Because there are so many students in the market for an apartment, there’s lots of competition to find a satisfactory spot.
The average cost of living in a two-bedroom, air-conditioned dorm for fall and spring of this year was $8,720. Though apartments off campus range broadly in price, students will usually try and find a cost that is less than that of LSU.
For example, a two-bedroom, two-bathroom apartment at Ion, a complex just off LSU’s campus, is currently priced at $1,558 per month. Split between two roommates across 12 months, the cost of living would be $9,348 per person.
While the Ion apartment estimate doesn’t account for food expenditures, the minimum cost of an on-campus meal plan starts at $2,217 per semester, or $4,434 for both, accounting for the cheapest option: 12 meal swipes per week and $600 paw points.

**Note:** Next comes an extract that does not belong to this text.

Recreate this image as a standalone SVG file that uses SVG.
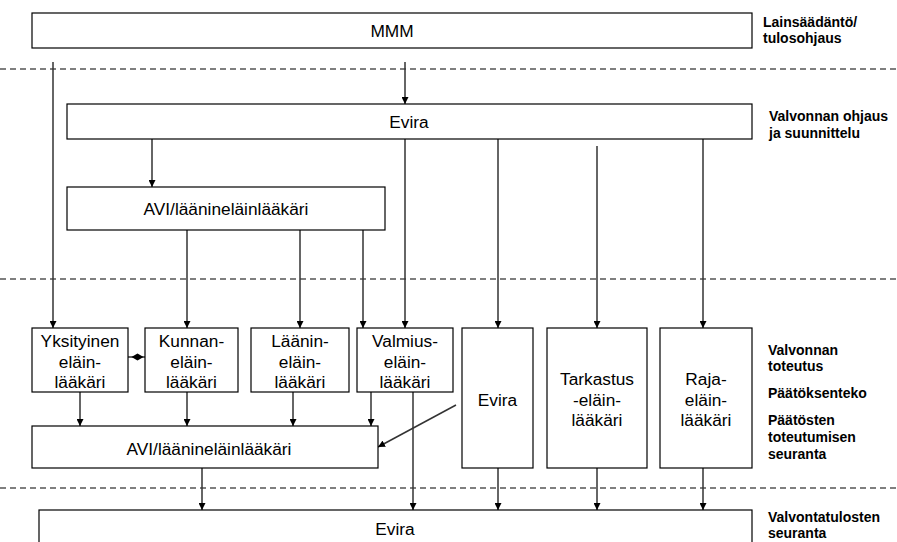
<svg xmlns="http://www.w3.org/2000/svg" width="897" height="542" viewBox="0 0 897 542">
<style>
.box{fill:#fff;stroke:#000;stroke-width:1.2}
.t{font-family:"Liberation Sans",Arial,sans-serif;font-size:17.3px;fill:#000;text-anchor:middle}
.lab{font-family:"Liberation Sans",Arial,sans-serif;font-size:14px;font-weight:bold;fill:#000}
.dash{stroke:#000;stroke-width:1.2;stroke-dasharray:6,4;fill:none}
.c{stroke:#333;stroke-width:1.5;fill:none}
</style>
<defs>
<marker id="ah" viewBox="0 0 10 10" refX="10" refY="5" markerWidth="7" markerHeight="7" markerUnits="userSpaceOnUse" orient="auto">
<path d="M0,0 L10,5 L0,10 z" fill="#000"/>
</marker>
</defs>
<g id="dividers">
<line class="dash" x1="0" y1="69" x2="897" y2="69"/>
<line class="dash" x1="0" y1="279" x2="897" y2="279"/>
<line class="dash" x1="0" y1="488" x2="897" y2="488"/>
</g>
<g id="labels">
<text class="lab" x="763" y="27">Lainsäädäntö/</text>
<text class="lab" x="763" y="43">tulosohjaus</text>
<text class="lab" x="769" y="121">Valvonnan ohjaus</text>
<text class="lab" x="769" y="138">ja suunnittelu</text>
<text class="lab" x="768" y="355">Valvonnan</text>
<text class="lab" x="768" y="371">toteutus</text>
<text class="lab" x="768" y="398">Päätöksenteko</text>
<text class="lab" x="768" y="425">Päätösten</text>
<text class="lab" x="768" y="442">toteutumisen</text>
<text class="lab" x="768" y="459">seuranta</text>
<text class="lab" x="768" y="522">Valvontatulosten</text>
<text class="lab" x="768" y="538">seuranta</text>
</g>
<g id="connectors">
<line class="c" x1="53" y1="62" x2="53" y2="328" marker-end="url(#ah)"/>
<line class="c" x1="405" y1="62" x2="405" y2="104" marker-end="url(#ah)"/>
<line class="c" x1="152" y1="139" x2="152" y2="187" marker-end="url(#ah)"/>
<line class="c" x1="405" y1="139" x2="405" y2="328" marker-end="url(#ah)"/>
<line class="c" x1="498" y1="139" x2="498" y2="328" marker-end="url(#ah)"/>
<line class="c" x1="597" y1="146" x2="597" y2="328" marker-end="url(#ah)"/>
<line class="c" x1="703" y1="139" x2="703" y2="328" marker-end="url(#ah)"/>
<line class="c" x1="187" y1="230" x2="187" y2="328" marker-end="url(#ah)"/>
<line class="c" x1="300" y1="230" x2="300" y2="328" marker-end="url(#ah)"/>
<line class="c" x1="363" y1="230" x2="363" y2="328" marker-end="url(#ah)"/>
<line class="c" x1="80" y1="392" x2="80" y2="426" marker-end="url(#ah)"/>
<line class="c" x1="187" y1="392" x2="187" y2="426" marker-end="url(#ah)"/>
<line class="c" x1="293" y1="392" x2="293" y2="426" marker-end="url(#ah)"/>
<line class="c" x1="371" y1="392" x2="371" y2="426" marker-end="url(#ah)"/>
<line class="c" x1="413" y1="392" x2="413" y2="510" marker-end="url(#ah)"/>
<line class="c" x1="456" y1="405" x2="378" y2="447" marker-end="url(#ah)"/>
<line class="c" x1="202" y1="468" x2="202" y2="510" marker-end="url(#ah)"/>
<line class="c" x1="498" y1="468" x2="498" y2="510" marker-end="url(#ah)"/>
<line class="c" x1="597" y1="468" x2="597" y2="510" marker-end="url(#ah)"/>
<line class="c" x1="703" y1="468" x2="703" y2="510" marker-end="url(#ah)"/>
<line class="c" x1="128" y1="357" x2="145" y2="357"/>
<polygon points="131.5,357 137.5,353.5 143.5,357 137.5,360.5" fill="#000"/>
</g>
<g id="mmm">
<rect class="box" x="32" y="13" width="720" height="35"/>
<text class="t" x="392" y="37">MMM</text>
</g>
<g id="evira-top">
<rect class="box" x="67" y="104" width="685" height="35"/>
<text class="t" x="409" y="128">Evira</text>
</g>
<g id="avi-top">
<rect class="box" x="67" y="187" width="318" height="43"/>
<text class="t" x="226" y="215">AVI/läänineläinlääkäri</text>
</g>
<g id="yksityinen">
<rect class="box" x="32" y="328" width="96" height="64"/>
<text class="t" x="80" y="347">Yksityinen</text>
<text class="t" x="80" y="367.5">eläin-</text>
<text class="t" x="80" y="388">lääkäri</text>
</g>
<g id="kunnan">
<rect class="box" x="145" y="328" width="93" height="64"/>
<text class="t" x="191.5" y="347">Kunnan-</text>
<text class="t" x="191.5" y="367.5">eläin-</text>
<text class="t" x="191.5" y="388">lääkäri</text>
</g>
<g id="laanin">
<rect class="box" x="251" y="328" width="98" height="64"/>
<text class="t" x="300" y="347">Läänin-</text>
<text class="t" x="300" y="367.5">eläin-</text>
<text class="t" x="300" y="388">lääkäri</text>
</g>
<g id="valmius">
<rect class="box" x="357" y="328" width="96" height="64"/>
<text class="t" x="405" y="347">Valmius-</text>
<text class="t" x="405" y="367.5">eläin-</text>
<text class="t" x="405" y="388">lääkäri</text>
</g>
<g id="evira-mid">
<rect class="box" x="462" y="328" width="71" height="140"/>
<text class="t" x="497.5" y="406">Evira</text>
</g>
<g id="tarkastus">
<rect class="box" x="547" y="328" width="100" height="140"/>
<text class="t" x="597" y="385">Tarkastus</text>
<text class="t" x="597" y="406">-eläin-</text>
<text class="t" x="597" y="426">lääkäri</text>
</g>
<g id="raja">
<rect class="box" x="660" y="328" width="92" height="140"/>
<text class="t" x="706" y="385">Raja-</text>
<text class="t" x="706" y="406">eläin-</text>
<text class="t" x="706" y="426">lääkäri</text>
</g>
<g id="avi-bottom">
<rect class="box" x="32" y="426" width="346" height="42"/>
<text class="t" x="209" y="455">AVI/läänineläinlääkäri</text>
</g>
<g id="evira-bottom">
<rect class="box" x="39" y="510" width="713" height="50"/>
<text class="t" x="395" y="535">Evira</text>
</g>
</svg>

Meal plans are required for freshman students living on campus.
Required funds for living on LSU’s campus will start at around $13,000 compared to the Ion estimate of $9,300. This setup tries to relatively equally compare these two; if a student aims to move into a four-bedroom, four-bathroom apartment, they can expect a lower monthly rent.
Services like parking will probably be comparatively cheaper to on-campus options and some may come complementary, depending upon the complex. Ion features a plan where roommates have their own restrooms, a feature absent in dorms of LSU, although certain aspects of living, like groceries/food, would be left to the discretion of the students.
Mass communication freshman Maddox Dilts, and his future roommate, accounting freshman Gage Deshotel, didn’t know each other prior to starting at LSU. Dilts, who is originally from Dallas, says that he was the only member of his high school to even attend LSU.
“It wasn’t hard to find friends, it was definitely more difficult to find a roommate,” Dilts said. “I’m going to be honest: even some of my friends back home, I would not live with.”
Finding the right person to live with requires discretion and impersonal judgment. Deshotel, a Baton Rouge native, believes that just because someone has lots of options doesn’t mean those people would make for a good roommate.
Dilts and Deshotel approached the situation inquisitively, with both parties honestly measuring the merit of one another as a roommate. It wasn’t personal, they said. Both of them realized that this person had to be tolerable outside the constraints of a traditional friendship.
Dilts and Deshotel don’t plan on living with their current roommates in the years to come. Neither of them are upset with their roommates; rather, they’re appreciative of the lessons they’ve learned from their current roommates and the nature of sharing a tight space with another person for an extended period of time.
“I can definitely say that we coexist well,” Deshotel said. “We get together and have really great conversations, but there have been instances in which I can see that we live two completely separate lives. Sure, we coexist, but are we able to coexist in the same room for three, possibly four to six years?”
Balancing the priorities of each roommate can prove just as essential as the personal compatibility of them. Certain features may hold a value unmeasured monetarily.
Dilts, for example, would be willing to spend more on the apartment if it meant that he could walk to campus. Deshotel wants the apartment to be the best value for his money, even if he has to commute to campus, so balancing those priorities serves as another dimension of compromise outside of just getting along.